Regular 1-1s are a good way of establishing a good relationship with your team members - if you are catching up with them regularly outside of a 1-1 setting anyway it may be less critical to do this as you may end up just repeating things. Make it a time you are both likely to miss (i.e. not Monday/Friday as people are likely to take long weekends).
Feedback meetings should happen at regular points to track progress without making it a chore. Work with a to-do list or fluid style as suits you both - to-do might work better if you have certain tasks to go through, fluid if you want a more informal catch up where you get to know your team and talk through some problems. Keep notes in a shared document where you can look back on what has been discussed in the meetings!
Avoid micro managing, trust your teams. Ask you teams regularly where the might need some help so you can “micro”-manage those sections, i.e. ask what meetings you think you should attend, what details to escalate to the manager. Establishing coding standards and systems/processes is a good way to allow team members to have autonomy of the code whilst not allowing standards to slip.
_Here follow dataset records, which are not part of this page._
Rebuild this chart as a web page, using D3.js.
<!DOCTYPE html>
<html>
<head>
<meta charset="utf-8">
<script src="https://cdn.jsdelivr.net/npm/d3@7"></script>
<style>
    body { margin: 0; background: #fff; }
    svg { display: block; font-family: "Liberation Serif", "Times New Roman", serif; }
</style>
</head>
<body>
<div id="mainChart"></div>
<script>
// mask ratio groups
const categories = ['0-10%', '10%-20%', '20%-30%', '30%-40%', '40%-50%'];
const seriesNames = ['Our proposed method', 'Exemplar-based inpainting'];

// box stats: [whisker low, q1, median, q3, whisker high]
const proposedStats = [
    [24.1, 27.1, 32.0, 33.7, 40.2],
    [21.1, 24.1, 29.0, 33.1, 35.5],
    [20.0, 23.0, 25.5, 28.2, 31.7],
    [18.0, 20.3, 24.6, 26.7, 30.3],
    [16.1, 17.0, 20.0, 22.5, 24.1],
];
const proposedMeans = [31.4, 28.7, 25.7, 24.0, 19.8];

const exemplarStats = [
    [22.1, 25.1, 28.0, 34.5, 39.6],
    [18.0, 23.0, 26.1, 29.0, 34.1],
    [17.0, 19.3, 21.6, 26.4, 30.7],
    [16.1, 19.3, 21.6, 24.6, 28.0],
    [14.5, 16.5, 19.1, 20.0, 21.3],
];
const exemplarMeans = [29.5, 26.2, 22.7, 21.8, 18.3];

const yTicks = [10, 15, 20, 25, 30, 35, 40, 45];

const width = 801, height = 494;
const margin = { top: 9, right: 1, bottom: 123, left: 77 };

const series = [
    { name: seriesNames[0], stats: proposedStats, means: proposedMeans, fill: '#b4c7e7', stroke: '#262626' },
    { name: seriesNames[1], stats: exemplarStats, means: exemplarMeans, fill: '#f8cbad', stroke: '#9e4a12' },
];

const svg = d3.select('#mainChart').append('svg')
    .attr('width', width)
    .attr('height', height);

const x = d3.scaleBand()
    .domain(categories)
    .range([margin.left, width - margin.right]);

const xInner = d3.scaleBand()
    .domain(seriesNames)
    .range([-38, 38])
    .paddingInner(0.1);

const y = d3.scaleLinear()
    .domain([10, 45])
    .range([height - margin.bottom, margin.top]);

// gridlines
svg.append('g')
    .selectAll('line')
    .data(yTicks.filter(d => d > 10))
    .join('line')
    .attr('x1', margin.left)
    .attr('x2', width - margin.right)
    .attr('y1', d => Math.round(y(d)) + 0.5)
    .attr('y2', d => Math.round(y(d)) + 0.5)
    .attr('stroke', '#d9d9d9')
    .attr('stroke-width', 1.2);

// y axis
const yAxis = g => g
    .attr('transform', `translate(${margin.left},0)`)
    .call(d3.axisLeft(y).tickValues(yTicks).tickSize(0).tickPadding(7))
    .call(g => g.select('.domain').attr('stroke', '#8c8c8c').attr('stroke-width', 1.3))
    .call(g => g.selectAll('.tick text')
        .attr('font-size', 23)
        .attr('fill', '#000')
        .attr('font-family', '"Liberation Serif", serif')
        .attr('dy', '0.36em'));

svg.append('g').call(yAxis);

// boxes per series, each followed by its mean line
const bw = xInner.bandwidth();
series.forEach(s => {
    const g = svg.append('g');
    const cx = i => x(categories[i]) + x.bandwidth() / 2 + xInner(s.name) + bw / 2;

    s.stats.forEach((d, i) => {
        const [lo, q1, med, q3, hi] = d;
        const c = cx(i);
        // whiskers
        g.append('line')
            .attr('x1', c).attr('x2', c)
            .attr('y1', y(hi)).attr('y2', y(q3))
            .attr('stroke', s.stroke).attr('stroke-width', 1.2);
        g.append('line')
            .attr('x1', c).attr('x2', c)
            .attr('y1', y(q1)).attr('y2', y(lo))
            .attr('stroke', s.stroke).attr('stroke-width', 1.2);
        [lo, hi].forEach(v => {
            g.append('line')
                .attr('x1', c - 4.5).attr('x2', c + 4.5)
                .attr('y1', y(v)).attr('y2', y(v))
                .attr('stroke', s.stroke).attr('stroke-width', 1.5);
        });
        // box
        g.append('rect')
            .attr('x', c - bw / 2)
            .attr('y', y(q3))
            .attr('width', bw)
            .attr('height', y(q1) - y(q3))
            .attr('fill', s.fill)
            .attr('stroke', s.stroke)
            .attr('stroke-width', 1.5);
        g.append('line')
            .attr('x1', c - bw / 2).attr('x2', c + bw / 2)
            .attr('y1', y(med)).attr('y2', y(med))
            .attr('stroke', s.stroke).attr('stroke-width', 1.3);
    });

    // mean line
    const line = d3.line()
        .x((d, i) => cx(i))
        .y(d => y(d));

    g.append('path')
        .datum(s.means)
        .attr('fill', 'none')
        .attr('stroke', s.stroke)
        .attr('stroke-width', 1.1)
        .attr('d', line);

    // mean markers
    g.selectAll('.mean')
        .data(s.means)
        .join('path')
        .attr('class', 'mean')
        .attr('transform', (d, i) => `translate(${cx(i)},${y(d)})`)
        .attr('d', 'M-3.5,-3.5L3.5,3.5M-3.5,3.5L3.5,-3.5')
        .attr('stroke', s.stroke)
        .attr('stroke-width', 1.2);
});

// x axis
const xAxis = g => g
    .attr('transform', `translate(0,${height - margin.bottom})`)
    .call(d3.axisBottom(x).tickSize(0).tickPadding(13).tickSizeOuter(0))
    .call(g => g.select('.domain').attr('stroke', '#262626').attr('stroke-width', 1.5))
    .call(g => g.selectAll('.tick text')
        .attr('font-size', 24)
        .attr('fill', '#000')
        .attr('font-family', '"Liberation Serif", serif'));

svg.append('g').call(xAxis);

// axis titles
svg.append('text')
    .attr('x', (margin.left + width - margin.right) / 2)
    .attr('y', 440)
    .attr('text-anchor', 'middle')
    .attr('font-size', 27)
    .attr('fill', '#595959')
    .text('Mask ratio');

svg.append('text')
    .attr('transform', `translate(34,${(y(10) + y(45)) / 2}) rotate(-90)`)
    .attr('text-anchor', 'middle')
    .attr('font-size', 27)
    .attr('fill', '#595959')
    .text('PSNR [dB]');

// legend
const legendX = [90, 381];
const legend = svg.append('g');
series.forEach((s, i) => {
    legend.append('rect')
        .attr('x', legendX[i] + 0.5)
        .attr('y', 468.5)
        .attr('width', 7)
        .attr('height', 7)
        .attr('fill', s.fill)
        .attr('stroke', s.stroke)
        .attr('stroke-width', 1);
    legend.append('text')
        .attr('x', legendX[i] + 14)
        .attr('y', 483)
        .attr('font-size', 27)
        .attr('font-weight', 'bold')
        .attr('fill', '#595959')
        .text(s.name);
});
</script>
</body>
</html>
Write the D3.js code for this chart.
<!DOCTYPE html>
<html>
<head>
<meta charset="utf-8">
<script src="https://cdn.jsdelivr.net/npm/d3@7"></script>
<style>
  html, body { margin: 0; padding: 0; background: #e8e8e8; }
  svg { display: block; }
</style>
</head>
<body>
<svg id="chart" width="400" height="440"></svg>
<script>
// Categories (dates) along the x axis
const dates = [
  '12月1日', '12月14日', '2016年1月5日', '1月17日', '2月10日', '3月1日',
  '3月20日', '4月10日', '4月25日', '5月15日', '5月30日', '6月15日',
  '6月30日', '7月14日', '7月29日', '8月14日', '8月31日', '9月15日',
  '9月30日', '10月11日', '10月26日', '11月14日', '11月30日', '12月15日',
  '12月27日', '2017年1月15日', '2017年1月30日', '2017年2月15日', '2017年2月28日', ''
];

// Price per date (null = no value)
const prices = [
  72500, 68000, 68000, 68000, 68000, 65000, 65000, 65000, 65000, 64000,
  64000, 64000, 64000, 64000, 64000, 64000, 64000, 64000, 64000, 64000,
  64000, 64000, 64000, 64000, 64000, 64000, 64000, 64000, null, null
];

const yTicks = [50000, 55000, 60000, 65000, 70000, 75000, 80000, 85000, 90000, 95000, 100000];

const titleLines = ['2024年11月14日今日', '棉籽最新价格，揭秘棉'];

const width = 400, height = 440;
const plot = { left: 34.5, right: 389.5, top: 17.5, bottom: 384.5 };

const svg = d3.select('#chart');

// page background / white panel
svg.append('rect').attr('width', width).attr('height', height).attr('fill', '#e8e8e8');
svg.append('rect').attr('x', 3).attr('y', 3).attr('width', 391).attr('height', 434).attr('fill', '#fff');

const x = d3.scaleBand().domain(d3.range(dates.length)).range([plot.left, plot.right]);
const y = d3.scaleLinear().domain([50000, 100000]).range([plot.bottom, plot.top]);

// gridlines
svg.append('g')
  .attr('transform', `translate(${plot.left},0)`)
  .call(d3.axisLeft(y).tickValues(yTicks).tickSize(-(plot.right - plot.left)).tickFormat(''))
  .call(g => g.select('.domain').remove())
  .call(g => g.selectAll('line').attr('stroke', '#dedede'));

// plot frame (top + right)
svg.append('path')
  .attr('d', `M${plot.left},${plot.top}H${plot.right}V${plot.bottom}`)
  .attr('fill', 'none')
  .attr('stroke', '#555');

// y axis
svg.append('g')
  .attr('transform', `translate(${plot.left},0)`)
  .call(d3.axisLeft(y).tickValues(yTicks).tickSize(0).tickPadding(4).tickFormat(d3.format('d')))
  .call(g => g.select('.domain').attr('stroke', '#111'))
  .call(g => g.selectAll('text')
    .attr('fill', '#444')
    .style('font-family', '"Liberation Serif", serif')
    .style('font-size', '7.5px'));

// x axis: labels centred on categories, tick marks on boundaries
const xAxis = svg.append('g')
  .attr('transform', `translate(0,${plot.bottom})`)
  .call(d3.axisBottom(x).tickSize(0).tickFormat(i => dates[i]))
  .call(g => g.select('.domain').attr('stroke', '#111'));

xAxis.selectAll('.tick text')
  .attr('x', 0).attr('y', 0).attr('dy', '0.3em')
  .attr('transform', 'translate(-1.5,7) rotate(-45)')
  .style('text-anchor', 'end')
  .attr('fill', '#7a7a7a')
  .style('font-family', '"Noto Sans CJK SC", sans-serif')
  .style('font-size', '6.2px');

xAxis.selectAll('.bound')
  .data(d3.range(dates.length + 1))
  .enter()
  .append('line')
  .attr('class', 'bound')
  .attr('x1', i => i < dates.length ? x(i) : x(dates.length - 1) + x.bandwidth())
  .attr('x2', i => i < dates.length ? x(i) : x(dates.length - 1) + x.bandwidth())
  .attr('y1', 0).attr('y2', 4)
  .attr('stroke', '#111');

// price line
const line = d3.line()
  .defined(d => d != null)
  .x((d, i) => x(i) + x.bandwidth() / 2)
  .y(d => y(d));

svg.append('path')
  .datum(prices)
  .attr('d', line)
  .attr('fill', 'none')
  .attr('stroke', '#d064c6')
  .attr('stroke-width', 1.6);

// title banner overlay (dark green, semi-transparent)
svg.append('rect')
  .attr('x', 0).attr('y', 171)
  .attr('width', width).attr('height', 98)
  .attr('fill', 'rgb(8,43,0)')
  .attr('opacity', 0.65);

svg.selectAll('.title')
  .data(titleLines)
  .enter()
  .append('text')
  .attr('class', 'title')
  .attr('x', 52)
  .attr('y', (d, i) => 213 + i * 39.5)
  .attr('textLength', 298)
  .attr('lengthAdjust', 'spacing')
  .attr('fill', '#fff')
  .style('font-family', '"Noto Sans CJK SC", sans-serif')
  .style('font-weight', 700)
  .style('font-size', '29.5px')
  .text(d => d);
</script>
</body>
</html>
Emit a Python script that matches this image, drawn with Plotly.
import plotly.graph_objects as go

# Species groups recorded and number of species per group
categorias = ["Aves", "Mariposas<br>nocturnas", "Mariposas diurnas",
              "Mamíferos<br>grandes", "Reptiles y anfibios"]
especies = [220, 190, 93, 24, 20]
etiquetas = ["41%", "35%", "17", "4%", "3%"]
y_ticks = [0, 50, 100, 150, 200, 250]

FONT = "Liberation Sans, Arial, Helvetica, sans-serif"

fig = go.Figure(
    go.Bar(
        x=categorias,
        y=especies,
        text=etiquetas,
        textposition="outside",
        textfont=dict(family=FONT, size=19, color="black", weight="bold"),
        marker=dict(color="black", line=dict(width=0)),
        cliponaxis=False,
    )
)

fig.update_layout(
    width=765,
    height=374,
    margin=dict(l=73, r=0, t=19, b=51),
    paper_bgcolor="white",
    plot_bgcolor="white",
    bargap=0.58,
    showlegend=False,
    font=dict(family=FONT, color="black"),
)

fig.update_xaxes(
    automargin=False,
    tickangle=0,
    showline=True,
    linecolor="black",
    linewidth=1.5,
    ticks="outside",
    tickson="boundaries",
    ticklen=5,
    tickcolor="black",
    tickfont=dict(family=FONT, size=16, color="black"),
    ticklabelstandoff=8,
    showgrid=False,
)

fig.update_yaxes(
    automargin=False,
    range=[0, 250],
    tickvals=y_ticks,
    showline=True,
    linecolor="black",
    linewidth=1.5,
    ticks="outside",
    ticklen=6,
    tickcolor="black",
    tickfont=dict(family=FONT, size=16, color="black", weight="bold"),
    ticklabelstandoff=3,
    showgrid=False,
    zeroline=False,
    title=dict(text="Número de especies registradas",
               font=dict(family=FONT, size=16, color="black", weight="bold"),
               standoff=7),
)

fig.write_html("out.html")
Find out details without bugging teams - i.e. use dashboards to track progress, instead of constantly pestering someone. Make sure any negative news is taken in a neutral to positive way - i.e. if people are struggling, make sure that it isn’t seen as a bad thing to let this be known earlier next time as it will help the team be able to help the member out. This can be the difference between helping someone through a tough time at work and them becoming a great employee, or helping them fade out and face their own internal issues. There are countless stories of stress and anxiety causing people to suffer at work, and when faced with mangers who pressure them into feeling under fire it only pushes them further into isolation, where they can work from home more regularly, provide less frequent feedback due to fear of negative feedback etc. A more positive approach could be integral in allowing your team member to get through a tough period and leading them to flourish in their role. This might be especially true of under-represented cultures in your team / workplace, particularly if you as their manager are from the over-represented culture, where you are less likely to be able to empathise with the difficulties your employee may face on a day to day basis - asking your team member about any difficulties they think they are facing can help as a starter, or speaking to any friends in similar under-represented communities to understand what difficulties they regularly come up against in the workplace can give you the context of things to look out for which may make your team member feel out of place in the team.
On Continuous Feedback, get to know your team so you understand their strengths and weaknesses. Take notes of when they do things well and let them know.
OBSERVE Try and take regular notes of things that your employees do well - spend most time encouraging people along these lines and little time trying to correct their weaknesses (unless they are particularly disruptive). Maybe provide weekly feedback on something that deserves praise. This will also help you as a manager become good as spotting what people are good and bad at, and help decide on things like what a team is capable at, what stories might take longer at, where team members might need help if they are put on a task they sometimes struggle with.
Performance reviews should be taken seriously by the manager, gathering feedback from across the teams that the members have been working with, amalgamating to get a holistic view of how the person is doing on top of any more tracked progress (i.e. projects delivered etc).